½ cup (75 grams) sprouted
moong
(sprouted green gram; see Note page 75)
½ cup (70 grams) sprouted
moth/matki
(see Note)
1 teaspoon table salt
1 green chile, stemmed and minced
½ medium orange
1 medium red onion, cut into ½-inch (1-cm) cubes, layers separated
½ medium apple, cored and cut into ½-inch (1-cm) cubes
1 medium green bell pepper, seeded and cut into ½-inch (1-cm) cubes
1 medium cucumber, seeded and cut into ½-inch (1-cm) cubes
2 medium tomatoes, cut into ½-inch (1-cm) cubes
½ teaspoon
chaat masala
(spice mix for
chaat;
page 24)
1 tablespoon freshly squeezed lemon juice
1. Place the sprouts in 2 separate bowls. Add ¼ teaspoon of the salt and ½ cup (100 ml) water to each bowl and cook in a microwave oven on high power for 2 minutes. Drain and transfer the sprouts to a large bowl. Add the chile.

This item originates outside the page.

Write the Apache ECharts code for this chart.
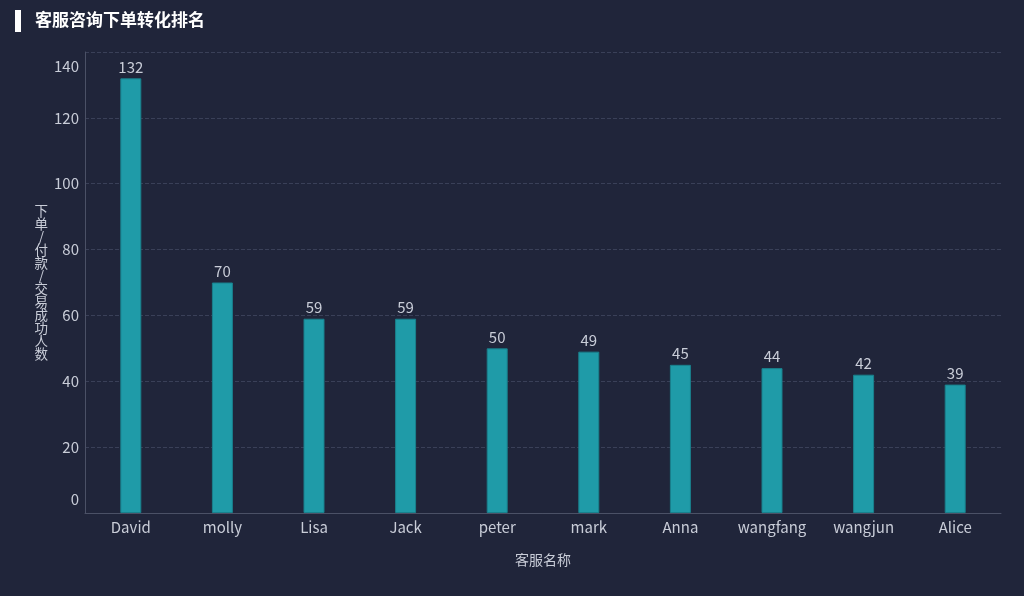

2. Halve the orange and remove the skin, pith, and seeds. Cut into small cubes.
3. Add the orange, onion, apple, bell pepper, cucumber, tomatoes, and remaining ½ teaspoon salt to the sprouts and stir. Add the
chaat masala
and lemon juice, and stir.
4. Arrange the salad on a platter and serve.
Moth
is a brown gram that is a little smaller in size than green gram
(moong).

Palak Raita

Spinach with yogurt
This is a very popular accompaniment in North India. Puréed spinach is combined with yogurt spiced with mineral-rich black salt. The strong-smelling salt is an acquired taste; you can use regular salt if you wish.
Serves 4.
2 medium bunches fresh spinach leaves
1 teaspoon table salt
1½ cups (375 grams) plain yogurt
½ teaspoon black salt
2 green chiles, stemmed
2 teaspoons cumin seeds
6 to 8 whole black peppercorns
2 tablespoons vegetable oil
1. Wash the spinach leaves well. Roughly chop one bunch and put in a microwave-safe bowl. Add ½ teaspoon salt and cook in a microwave oven on high power for 1½ minutes. Alternatively, you can boil 2 cups (400 ml) water with ½ teaspoon salt in a saucepan over high heat and blanch the spinach leaves for 1 to 2 minutes. Drain in a colander and shock in cold water. Let the spinach remain in the colander so that all the water drains away.
2. Whisk the yogurt and the remaining ½ teaspoon salt together in a deep bowl. Add the black salt and whisk again.
3. Put the cooked spinach and chiles in a food processor, and process to a smooth paste.
4. Place a small nonstick sauté pan over medium heat. Add the cumin seeds and peppercorns, and dry-roast over medium heat for 1 minute or until fragrant. Let cool slightly, then put the spices in a mortar and pound them to a coarse powder with a pestle.